Unnamed: 0.1,Unnamed: 0,uniq_id,product_name_clean,description_clean,main_category,main_category_num,description_name,local_vectors_means,pretrain_vectors_means
0,0,55b85ea15a1536d46b7190ad6fff8ce7,elegance polyester multicolor abstract eyelet ...,key feature elegance polyester multicolor abst...,Home Furnishing,4,key feature elegance polyester multicolor abst...,"[-0.09874754, 0.19643843, 0.07696229, 0.096146...","[0.048451997, 0.052741077, -0.017014096, 0.035..."

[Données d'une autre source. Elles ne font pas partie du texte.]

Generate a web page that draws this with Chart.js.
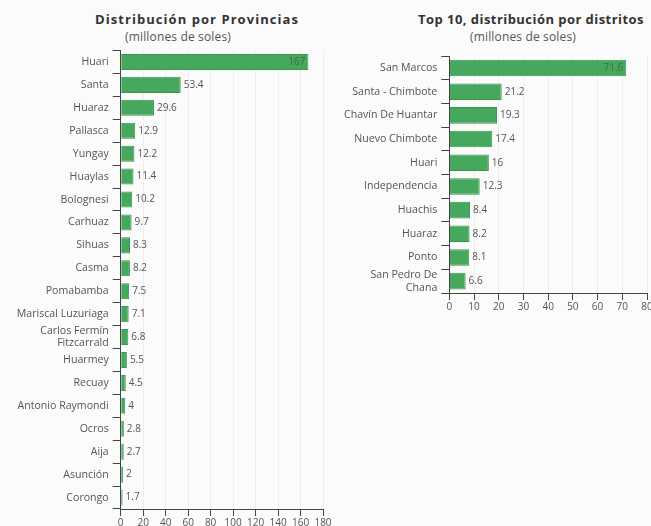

1,1,7b72c92c2f6c40268628ec5f14c6d590,sathiyas cotton bath towel,specification cotton bath towel bath towel red...,Baby Care,0,specification cotton bath towel bath towel red...,"[-0.11512422, 0.22598363, 0.06695108, 0.094727...","[0.018274853, 0.06604099, 0.012273788, 0.05909..."


In [15]:
def print_classification_accuracy(vectors_columns, model_name):
    train_data, test_data, train_labels, test_labels = train_test_split(vectors_columns, df.main_category_num, test_size=0.2, random_state=42)
    train_data = np.array(train_data.tolist())

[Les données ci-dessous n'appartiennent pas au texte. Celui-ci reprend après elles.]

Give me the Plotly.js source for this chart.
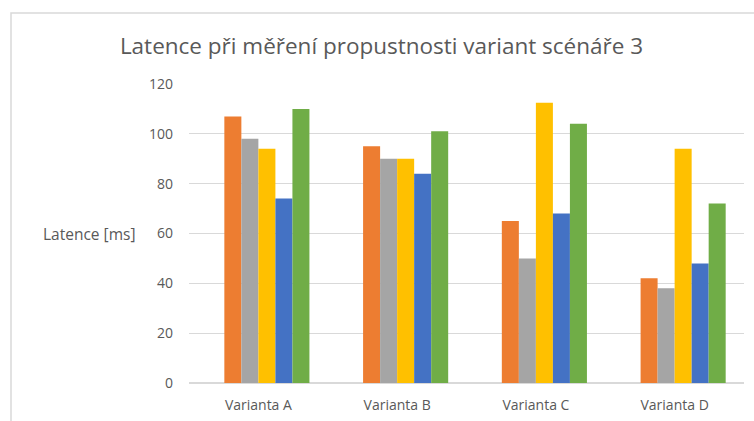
<!DOCTYPE html>
<html>
<head>
<meta charset="utf-8">
<script src="https://cdn.plot.ly/plotly-3.0.1.min.js"></script>
<style>html,body{margin:0;padding:0;background:#fff;}#chart{width:754px;height:421px;}</style>
</head>
<body>
<div id="chart"></div>
<script>
const categories = ["Varianta A", "Varianta B", "Varianta C", "Varianta D"];
const series1 = [107, 95, 65, 42];
const series2 = [98, 90, 50, 38];
const series3 = [94, 90, 112.5, 94];
const series4 = [74, 84, 68, 48];
const series5 = [110, 101, 104, 72];
const seriesValues = [series1, series2, series3, series4, series5];
const seriesColors = ["#ED7D31", "#A5A5A5", "#FFC000", "#4472C4", "#70AD47"];
const yTicks = [0, 20, 40, 60, 80, 100, 120];

const FONT = "Open Sans, sans-serif";
const TXT = "#595959";
const GRID = "#d9d9d9";

// Excel layout: 6 slots per category (first empty), gap width ~219%
const slots = 6;
const barW = (1 - 0.264) / slots;
const traces = seriesValues.map((vals, i) => ({
  type: "bar",
  x: categories,
  y: vals,
  width: barW,
  offset: -(slots / 2) * barW + (i + 1) * barW,
  marker: {color: seriesColors[i], line: {width: 0}},
  showlegend: false,
  hoverinfo: "skip"
}));

const L = 189, R = 744, T = 84, B = 383;
const pw = R - L, ph = B - T;
const layout = {
  width: 754, height: 421,
  margin: {l: L, r: 754 - R, t: T, b: 421 - B, pad: 0},
  paper_bgcolor: "#fff", plot_bgcolor: "#fff",
  barmode: "overlay",
  title: {
    text: "Latence při měření propustnosti variant scénáře 3",
    font: {family: FONT, size: 22.5, color: TXT},
    xref: "container", x: 381.5 / 754, xanchor: "center",
    yref: "container", y: 1 - 46 / 421, yanchor: "middle"
  },
  xaxis: {
    type: "category",
    showgrid: false, zeroline: false, showline: false,
    ticks: "", tickfont: {family: FONT, size: 14, color: TXT},
    ticklabelstandoff: 12
  },
  yaxis: {
    range: [0, 120], tickvals: yTicks,
    showgrid: true, gridcolor: GRID, gridwidth: 1.3,
    zeroline: true, zerolinecolor: GRID, zerolinewidth: 1.3,
    showline: false, ticks: "",
    tickfont: {family: FONT, size: 14, color: TXT},
    ticklabelstandoff: 15
  },
  annotations: [{
    text: "Latence [ms]", xref: "paper", yref: "y",
    x: (137 - L) / pw, y: 60, xanchor: "right", yanchor: "middle",
    showarrow: false, font: {family: FONT, size: 15.5, color: TXT}
  }],
  shapes: [{
    type: "rect", xref: "paper", yref: "paper",
    x0: (11 - L) / pw, x1: (800 - L) / pw,
    y0: (B - 13) / ph, y1: (B - 480) / ph,
    line: {color: GRID, width: 1.5}, fillcolor: "rgba(0,0,0,0)", layer: "below"
  }]
};

Plotly.newPlot("chart", traces, layout, {staticPlot: true, displayModeBar: false});
</script>
</body>
</html>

    test_data = np.array(test_data.tolist())
    classifier = SVC()
    classifier.fit(train_data,train_labels)
    predictions = classifier.predict(test_data)
    accuracy = accuracy_score(test_labels, predictions)

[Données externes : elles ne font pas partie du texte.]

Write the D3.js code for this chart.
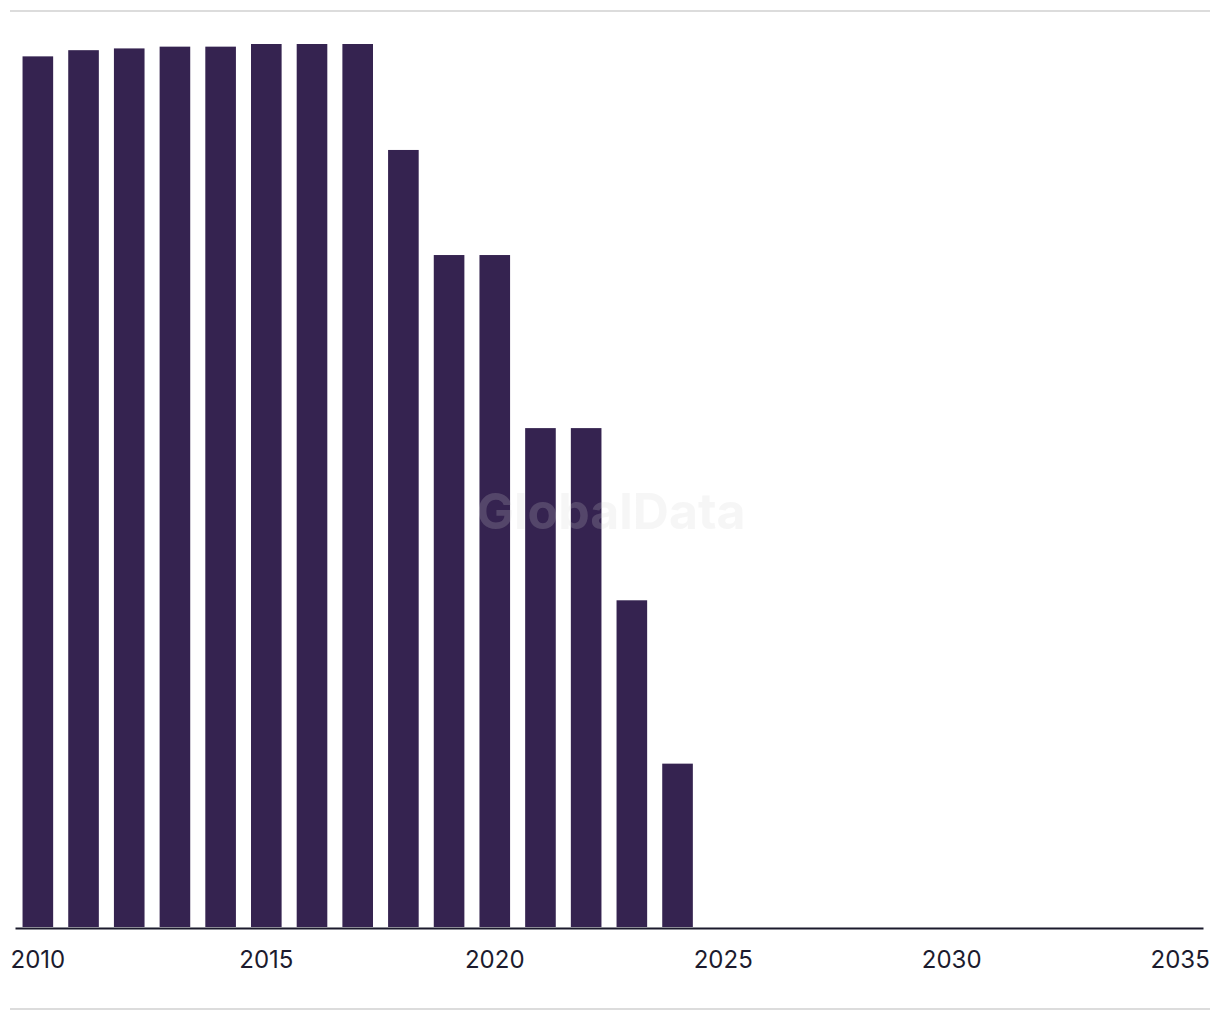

    print(f"Accuracy with {model_name} : {round((accuracy * 100),2)}%")

In [16]:
print_classification_accuracy(df.local_vectors_means, model_name = 'word2vec')
print_classification_accuracy(df.pretrain_vectors_means, model_name = 'word2vec-google-news-300')

Accuracy with word2vec : 45.71%
Accuracy with word2vec-google-news-300 : 93.81%


Le modèle pré entrainé donne de meilleurs résultats que le modèle entrainé sur les nos datas.